The U.S., said Roubini, risks having an anemic recovery. “If and when the public sector deleverages, raising taxes, reducing transfer payments, cutting spending — it will force another round of deleveraging of the household sector. Also, the labor market is improving, but unemployment is still very high.”
Most conference participants agreed that the incipient recovery could be threatened by a return to “business as usual” on Wall Street, with little change in executive compensation, perhaps a greater concentration of risk and a worsening of the “too-big-to-fail” problem, and the lingering issue of shadow banking practices.
Another issue to monitor closely, said Roubini, is sovereign risk in advanced economies. “Public debt will rise to more than 100% of GDP for most advanced economies in the next two to three years,” he noted. “So the problems of sovereign risk, of reducing budget deficits and of stabilizing public debt are not just challenges for the Euro zone periphery; they will be the biggest challenges advanced economies will be facing.”

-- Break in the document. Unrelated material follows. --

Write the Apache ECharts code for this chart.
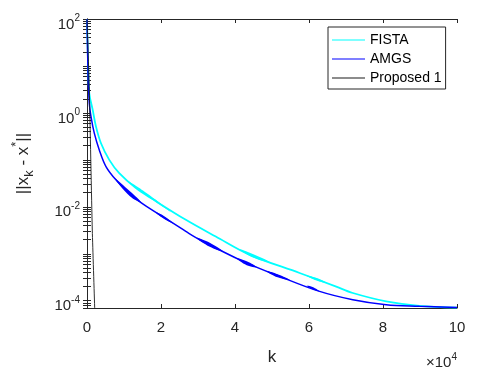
<!DOCTYPE html>
<html>
<head>
<meta charset="utf-8">
<script src="https://cdn.jsdelivr.net/npm/echarts@6/dist/echarts.min.js"></script>
<style>
  html, body { margin: 0; padding: 0; background: #fff; }
  #chart { width: 478px; height: 384px; }
</style>
</head>
<body>
<div id="chart"></div>
<script>
// iteration k, in units of 10^4
const kFista = [0, 0.027, 0.062, 0.154, 0.243, 0.378, 0.602, 0.871, 1.322, 1.772, 2.671, 3.48, 4.397, 5.746, 6.736, 7.184, 8.085, 8.983, 10];
const errFista = [100, 13.4, 2.6, 1.16, 0.51, 0.226, 0.1, 0.052, 0.025, 0.0146, 0.00529, 0.00233, 9.5e-4, 3.9e-4, 2.0e-4, 1.46e-4, 9.7e-5, 7.8e-5, 7.15e-5];

const kAmgs = [0, 0.027, 0.062, 0.108, 0.197, 0.332, 0.513, 0.782, 1.141, 1.411, 1.681, 2.042, 2.671, 3.048, 4.216, 5.206, 6.286, 7.184, 8.085, 8.983, 10];
const errAmgs = [100, 8.2, 1.6, 0.83, 0.37, 0.163, 0.072, 0.0375, 0.0195, 0.013, 0.0094, 0.0062, 0.0030, 0.00199, 6.9e-4, 3.3e-4, 1.58e-4, 1.05e-4, 8.2e-5, 7.6e-5, 7.15e-5];

const kProp = [0, 0.062, 0.143, 0.21, 0.26];
const errProp = [100, 3.1, 3.2e-3, 6e-5, 1e-6];

// oscillation bands: [k start, value, k mid, upper, lower, k end, value]
const fistaBands = [
  [1.106, 0.0356, 1.646, 0.0188, 0.0165, 2.266, 0.0078],
  [4.127, 0.00124, 4.559, 9.35e-4, 7.9e-4, 4.937, 6.65e-4],
  [5.935, 3.42e-4, 6.205, 3.03e-4, 2.7e-4, 6.474, 2.39e-4]
];
const amgsBands = [
  [0.755, 0.040, 1.16, 0.0214, 0.0167, 1.457, 0.0126],
  [1.861, 0.0076, 2.077, 0.0064, 0.0056, 2.32, 0.0045],
  [2.967, 0.00217, 3.318, 0.00171, 0.00141, 3.669, 0.00113],
  [4.046, 8.0e-4, 4.316, 6.95e-4, 5.7e-4, 4.586, 5.2e-4],
  [4.856, 4.27e-4, 5.152, 3.66e-4, 3.16e-4, 5.476, 2.77e-4],
  [5.935, 2.08e-4, 6.097, 1.97e-4, 1.75e-4, 6.286, 1.58e-4]
];

const yMajor = [1e-4, 1e-2, 1, 100];
const yMinor = [];
[1e-5, 1e-4, 1e-3, 1e-2, 1e-1, 1, 10].forEach(d => {
  for (let m = 1; m <= 9; m++) yMinor.push(+(d * m).toPrecision(3));
});
yMinor.push(100);

const FONT = 'Liberation Sans, Arial, Helvetica, sans-serif';
const AXC = '#262626';
const LINE_ICON = 'path://M0,0H33V1H0Z';

function zip(xs, ys) { return xs.map((x, i) => [x, ys[i]]); }

function bandItem(color) {
  return function (params, api) {
    const a = api.coord([api.value(0), api.value(1)]);
    const b = api.coord([api.value(2), api.value(3)]);
    const c = api.coord([api.value(5), api.value(6)]);
    const d = api.coord([api.value(2), api.value(4)]);
    return {
      type: 'polygon',
      shape: { points: [a, b, c, d], smooth: 0.4 },
      style: { fill: color }
    };
  };
}

const supFmt = v => '{b|10}{s|' + Math.round(Math.log10(v)) + '}';

const chart = echarts.init(document.getElementById('chart'));
chart.setOption({
  animation: false,
  backgroundColor: '#fff',
  textStyle: { fontFamily: FONT },
  grid: { left: 87, right: 21, top: 19, bottom: 76 },
  legend: {
    data: [
      { name: 'FISTA', icon: LINE_ICON },
      { name: 'AMGS', icon: LINE_ICON },
      { name: 'Proposed 1', icon: LINE_ICON }
    ],
    orient: 'vertical',
    left: 328, top: 27,
    padding: [6, 4, 4, 4],
    itemWidth: 33, itemHeight: 14, itemGap: 5,
    borderColor: AXC, borderWidth: 1, borderRadius: 0,
    backgroundColor: '#fff',
    textStyle: { fontFamily: FONT, fontSize: 14, color: '#000' }
  },
  xAxis: [{
    type: 'value', min: 0, max: 10, interval: 2,
    name: 'k', nameLocation: 'middle', nameGap: 41,
    nameTextStyle: { fontFamily: FONT, fontSize: 17, color: AXC },
    axisLine: { lineStyle: { color: AXC, width: 1 } },
    axisTick: { inside: true, length: 4, lineStyle: { color: AXC } },
    axisLabel: { margin: 12, fontSize: 15, color: AXC, fontFamily: FONT },
    splitLine: { show: false }
  }, {
    type: 'value', min: 0, max: 10, interval: 2, position: 'top',
    axisLine: { lineStyle: { color: AXC, width: 1 } },
    axisTick: { inside: true, length: 4, lineStyle: { color: AXC } },
    axisLabel: { show: false },
    splitLine: { show: false }
  }],
  yAxis: [{
    type: 'log', logBase: 10, min: 7e-5, max: 100,
    name: '{n|||x}{sub|k}{n| - x}{sup|*}{n|||}',
    nameLocation: 'middle', nameGap: 50,
    nameTextStyle: {
      color: AXC,
      rich: {
        n: { fontFamily: FONT, fontSize: 17, color: AXC },
        sub: { fontFamily: FONT, fontSize: 13, color: AXC, padding: [12, 0, 0, 0] },
        sup: { fontFamily: FONT, fontSize: 13, color: AXC, padding: [0, 0, 14, 0] }
      }
    },
    axisLine: { show: true, lineStyle: { color: AXC, width: 1 } },
    axisTick: { inside: true, length: 4, lineStyle: { color: AXC }, customValues: yMinor },
    axisLabel: {
      margin: 7, customValues: yMajor, formatter: supFmt,
      padding: [11, 0, 0, 0],
      rich: {
        b: { fontFamily: FONT, fontSize: 15, color: AXC },
        s: { fontFamily: FONT, fontSize: 10, color: AXC, padding: [0, 0, 12, 0] }
      }
    },
    splitLine: { show: false }, minorTick: { show: false }
  }, {
    type: 'log', logBase: 10, min: 7e-5, max: 100, position: 'right',
    axisLine: { show: true, lineStyle: { color: AXC, width: 1 } },
    axisTick: { inside: true, length: 4, lineStyle: { color: AXC }, customValues: yMinor },
    axisLabel: { show: false },
    splitLine: { show: false }
  }],
  graphic: [{
    type: 'text', right: 21, top: 352,
    style: {
      text: '{m|×10}{s|4}',
      rich: {
        m: { fontFamily: FONT, fontSize: 15, fill: AXC },
        s: { fontFamily: FONT, fontSize: 10, fill: AXC, padding: [0, 0, 12, 0] }
      }
    }
  }],
  series: [
    {
      name: 'FISTA', type: 'line', data: zip(kFista, errFista),
      showSymbol: false, symbol: 'none', smooth: 0.35,
      lineStyle: { color: '#00ffff', width: 1.8 }, itemStyle: { color: '#00ffff' }
    },
    {
      name: 'FISTA band', type: 'custom', data: fistaBands,
      encode: { x: [0, 2, 5], y: [1, 3, 4, 6] },
      renderItem: bandItem('#00ffff'), silent: true
    },
    {
      name: 'AMGS', type: 'line', data: zip(kAmgs, errAmgs),
      showSymbol: false, symbol: 'none', smooth: 0.35,
      lineStyle: { color: '#0000ff', width: 1.5 }, itemStyle: { color: '#0000ff' }
    },
    {
      name: 'AMGS band', type: 'custom', data: amgsBands,
      encode: { x: [0, 2, 5], y: [1, 3, 4, 6] },
      renderItem: bandItem('#0000ff'), silent: true
    },
    {
      name: 'Proposed 1', type: 'line', data: zip(kProp, errProp),
      showSymbol: false, symbol: 'none', smooth: 0.2,
      lineStyle: { color: '#1a1a1a', width: 0.9 }, itemStyle: { color: '#1a1a1a' }
    }
  ]
});
</script>
</body>
</html>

Several factors in the United States in particular bear considering, added Roubini, including “deleveraging of the household sector, high unemployment, a housing double dip, state and local government problems, and gridlock in Congress.” Pushing these issues off to the future could cause a bond market revolt. The high-growth developing countries are another source of risk. “Emerging markets are growing very fast,” said Roubini, noting that there is a danger of their overheating. “They have been slow in tightening monetary policy or using exchange rates to control inflation, and now inflation is rising. In many of these countries, two-thirds of the consumption basket is energy, food and transport. So the tradeoff is between wanting to maintain high growth for political reasons, and controlling inflation.”
In the Euro zone periphery, the issue is not merely one of public debt, Roubini stated. “Many of the financial systems are in trouble, especially in countries where the housing bubble burst. They need to clean up the banks and may have to restructure liabilities and deal with bad assets. These countries were exporting low value-added labor-intensive goods and lost market share to China, central Europe and other emerging markets. So wages were rising faster than productivity. There was a widening of current account deficits, and the final nail in the coffin was the sharp appreciation of the euro. How will they restore competitiveness and growth? While the risk of a Euro zone collapse is much less than it was a year ago, these are chronic fundamental problems that will take many years to resolve.”

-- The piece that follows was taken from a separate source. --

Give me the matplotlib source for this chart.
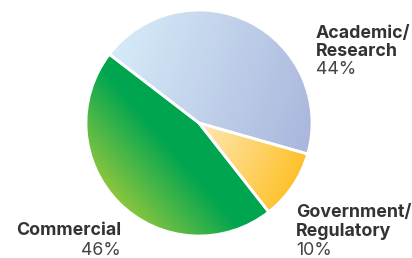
import numpy as np
import matplotlib
matplotlib.use("Agg")
import matplotlib.pyplot as plt
from matplotlib.colors import to_rgb

categories = [["Academic/", "Research"], ["Government/", "Regulatory"], ["Commercial"]]
values = [44, 10, 46]
pct_labels = ["44%", "10%", "46%"]

W, H = 412, 258
fig = plt.figure(figsize=(W / 100, H / 100), dpi=100)
ax = fig.add_axes([0, 0, 1, 1])

cx, cy, r = 199, H - 123, 113
wedges, _ = ax.pie(values, startangle=142.5, counterclock=False, center=(cx, cy),
                   radius=r, wedgeprops=dict(edgecolor="white", linewidth=2))
ax.set_xlim(0, W)
ax.set_ylim(0, H)
ax.set_aspect("equal")
ax.axis("off")

grads = [
    ("#d6ebf8", "#aab6dc", (1.0, -0.35)),
    ("#fee9b8", "#fdc12a", (1.0, -0.45)),
    ("#8cc63f", "#00a550", (0.75, 0.65)),
]
n = 200
xs = np.linspace(-1, 1, n)
X, Y = np.meshgrid(xs, xs[::-1])
for w, (c0, c1, d) in zip(wedges, grads):
    w.set_facecolor("none")
    dv = np.array(d) / np.hypot(*d)
    t = X * dv[0] + Y * dv[1]
    theta1, theta2 = np.deg2rad(w.theta1), np.deg2rad(w.theta2)
    angs = np.linspace(theta1, theta2, 100)
    pts = np.vstack([np.c_[np.cos(angs), np.sin(angs)], [[0, 0]]])
    proj = pts @ dv
    t = np.clip((t - proj.min()) / (proj.max() - proj.min()), 0, 1)
    if c0 == "#8cc63f":
        t = np.clip(t * 1.5, 0, 1)
    a, b = np.array(to_rgb(c0)), np.array(to_rgb(c1))
    img = a[None, None, :] * (1 - t[..., None]) + b[None, None, :] * t[..., None]
    im = ax.imshow(img, extent=(cx - r, cx + r, cy - r, cy + r), origin="upper",
                   interpolation="bilinear", zorder=1)
    im.set_clip_path(w)
    w.set_zorder(2)

fam = ["Inter", "DejaVu Sans"]
tc = "#333333"
pc = "#444444"
fs = 12.8


def lab(x, ys, lines, pct, ha):
    for yy, s in zip(ys[:-1], lines):
        ax.text(x, H - yy, s, ha=ha, va="baseline", fontsize=fs,
                fontweight="bold", color=tc, family=fam)
    ax.text(x, H - ys[-1], pct, ha=ha, va="baseline", fontsize=fs,
            color=pc, family=fam)


lab(316, [38, 56.5, 74], categories[0], pct_labels[0], "left")
lab(296, [217, 235.5, 255], categories[1], pct_labels[1], "left")
lab(121, [235, 255], categories[2], pct_labels[2], "right")

fig.savefig("out.png", dpi=100)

The best solution might not be the most palatable one, he noted. “The crisis started with too much private sector debt; socialization of private losses then caused public debt. Some of these sovereigns got into such debt that they lost market access. Now we have super-sovereigns like the IMF, ECB you name it — bailing out sovereigns. So we’re kicking the can down the road: private debt, public debt, supranational debt. Now, there’s not going to be anybody coming from the moon or Mars to bail out the IMF, European Central Bank, etc.”

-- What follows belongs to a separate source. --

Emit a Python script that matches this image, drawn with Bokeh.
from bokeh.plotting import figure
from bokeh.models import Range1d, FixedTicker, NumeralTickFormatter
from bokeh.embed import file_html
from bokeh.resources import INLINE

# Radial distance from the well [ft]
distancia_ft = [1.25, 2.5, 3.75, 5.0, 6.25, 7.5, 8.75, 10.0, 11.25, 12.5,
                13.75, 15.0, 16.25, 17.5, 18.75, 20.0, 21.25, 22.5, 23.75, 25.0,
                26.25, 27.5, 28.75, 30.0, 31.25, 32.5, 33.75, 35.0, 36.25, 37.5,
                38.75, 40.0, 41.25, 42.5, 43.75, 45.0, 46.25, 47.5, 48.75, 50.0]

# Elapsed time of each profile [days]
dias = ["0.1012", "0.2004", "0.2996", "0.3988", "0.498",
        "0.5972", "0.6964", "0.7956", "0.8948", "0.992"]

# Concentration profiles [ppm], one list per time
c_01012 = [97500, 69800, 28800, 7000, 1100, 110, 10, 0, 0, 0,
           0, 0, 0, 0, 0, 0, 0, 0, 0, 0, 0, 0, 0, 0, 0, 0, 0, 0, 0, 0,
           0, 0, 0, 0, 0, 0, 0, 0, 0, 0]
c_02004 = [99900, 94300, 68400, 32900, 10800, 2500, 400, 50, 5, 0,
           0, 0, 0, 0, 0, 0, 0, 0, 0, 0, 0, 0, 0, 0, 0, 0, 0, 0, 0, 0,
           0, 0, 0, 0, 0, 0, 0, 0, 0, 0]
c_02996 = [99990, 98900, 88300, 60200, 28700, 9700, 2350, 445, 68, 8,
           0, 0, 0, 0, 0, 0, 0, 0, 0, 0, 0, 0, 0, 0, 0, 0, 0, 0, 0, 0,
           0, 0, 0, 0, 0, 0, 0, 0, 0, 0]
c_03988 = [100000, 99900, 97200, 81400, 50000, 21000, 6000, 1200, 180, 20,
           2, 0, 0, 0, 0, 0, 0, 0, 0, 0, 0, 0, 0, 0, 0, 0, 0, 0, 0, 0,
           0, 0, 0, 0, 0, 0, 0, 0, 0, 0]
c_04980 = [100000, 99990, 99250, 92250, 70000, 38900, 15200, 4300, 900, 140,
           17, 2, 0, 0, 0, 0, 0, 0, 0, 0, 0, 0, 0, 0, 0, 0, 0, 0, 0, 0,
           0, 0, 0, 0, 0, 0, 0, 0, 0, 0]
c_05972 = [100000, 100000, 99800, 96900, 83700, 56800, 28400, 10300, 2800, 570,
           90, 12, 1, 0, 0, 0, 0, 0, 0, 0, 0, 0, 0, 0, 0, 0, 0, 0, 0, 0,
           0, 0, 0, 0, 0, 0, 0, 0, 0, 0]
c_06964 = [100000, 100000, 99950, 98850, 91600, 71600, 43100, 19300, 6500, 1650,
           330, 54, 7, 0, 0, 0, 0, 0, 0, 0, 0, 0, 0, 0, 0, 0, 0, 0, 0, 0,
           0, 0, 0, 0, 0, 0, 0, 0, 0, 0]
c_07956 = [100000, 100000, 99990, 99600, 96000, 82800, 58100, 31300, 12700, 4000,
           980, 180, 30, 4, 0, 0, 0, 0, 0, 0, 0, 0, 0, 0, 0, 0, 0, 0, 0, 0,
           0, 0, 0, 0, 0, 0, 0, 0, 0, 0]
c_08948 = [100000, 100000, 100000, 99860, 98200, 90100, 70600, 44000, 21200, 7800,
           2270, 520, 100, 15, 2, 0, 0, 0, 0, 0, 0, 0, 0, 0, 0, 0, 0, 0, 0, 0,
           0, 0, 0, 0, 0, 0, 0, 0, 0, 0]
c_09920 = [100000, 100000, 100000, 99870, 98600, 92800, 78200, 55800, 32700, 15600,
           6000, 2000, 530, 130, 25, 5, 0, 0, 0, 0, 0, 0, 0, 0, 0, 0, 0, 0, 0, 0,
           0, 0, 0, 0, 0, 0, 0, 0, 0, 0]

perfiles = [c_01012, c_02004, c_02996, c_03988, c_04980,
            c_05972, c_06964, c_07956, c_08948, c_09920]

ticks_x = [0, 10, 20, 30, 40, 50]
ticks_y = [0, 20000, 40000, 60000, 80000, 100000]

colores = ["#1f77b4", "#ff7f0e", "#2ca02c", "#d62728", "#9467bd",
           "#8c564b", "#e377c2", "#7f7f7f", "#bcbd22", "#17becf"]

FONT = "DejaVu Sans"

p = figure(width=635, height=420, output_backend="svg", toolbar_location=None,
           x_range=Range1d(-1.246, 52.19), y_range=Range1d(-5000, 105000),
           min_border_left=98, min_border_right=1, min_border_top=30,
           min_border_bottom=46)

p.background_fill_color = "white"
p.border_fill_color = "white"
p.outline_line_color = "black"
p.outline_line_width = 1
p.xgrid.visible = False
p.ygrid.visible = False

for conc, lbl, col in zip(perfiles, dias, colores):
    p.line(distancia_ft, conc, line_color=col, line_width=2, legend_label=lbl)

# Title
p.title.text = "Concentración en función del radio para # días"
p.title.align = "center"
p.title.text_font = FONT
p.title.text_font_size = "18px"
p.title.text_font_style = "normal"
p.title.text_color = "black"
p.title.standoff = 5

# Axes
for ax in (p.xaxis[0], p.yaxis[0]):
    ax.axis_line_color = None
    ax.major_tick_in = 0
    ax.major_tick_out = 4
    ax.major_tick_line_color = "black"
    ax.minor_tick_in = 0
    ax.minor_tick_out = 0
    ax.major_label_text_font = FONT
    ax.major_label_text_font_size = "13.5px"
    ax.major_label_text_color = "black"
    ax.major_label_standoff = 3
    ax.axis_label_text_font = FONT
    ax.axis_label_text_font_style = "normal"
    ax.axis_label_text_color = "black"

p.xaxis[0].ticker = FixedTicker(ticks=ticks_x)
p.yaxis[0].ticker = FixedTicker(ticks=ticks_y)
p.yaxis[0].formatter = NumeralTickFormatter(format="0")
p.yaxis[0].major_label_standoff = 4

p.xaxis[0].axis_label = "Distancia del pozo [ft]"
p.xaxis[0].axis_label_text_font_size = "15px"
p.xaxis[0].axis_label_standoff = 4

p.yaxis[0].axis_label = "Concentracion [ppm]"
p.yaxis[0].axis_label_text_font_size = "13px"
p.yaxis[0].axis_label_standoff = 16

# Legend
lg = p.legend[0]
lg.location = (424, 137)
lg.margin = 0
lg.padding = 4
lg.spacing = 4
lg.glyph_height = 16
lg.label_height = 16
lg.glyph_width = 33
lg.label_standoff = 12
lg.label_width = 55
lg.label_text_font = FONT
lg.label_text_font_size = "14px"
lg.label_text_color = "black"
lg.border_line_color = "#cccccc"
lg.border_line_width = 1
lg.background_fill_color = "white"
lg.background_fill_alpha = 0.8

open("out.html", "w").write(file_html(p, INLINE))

Roubini said there were essentially four options: “One is to grow the denominator — to have enough economic growth. But with too much private and public debt, economic growth will be slow, so we’re not going to grow ourselves out of the debt problem. The second way would be to save more. But if everybody suddenly consumes less and saves more, demand falls, output falls and therefore your debt-to-GDP ratio rises again. The third option would be inflation — but this causes lots of collateral damage. Realistically, the fourth solution is debt restructuring. We haven’t wanted to do this, but it may be necessary or unavoidable in some situations.”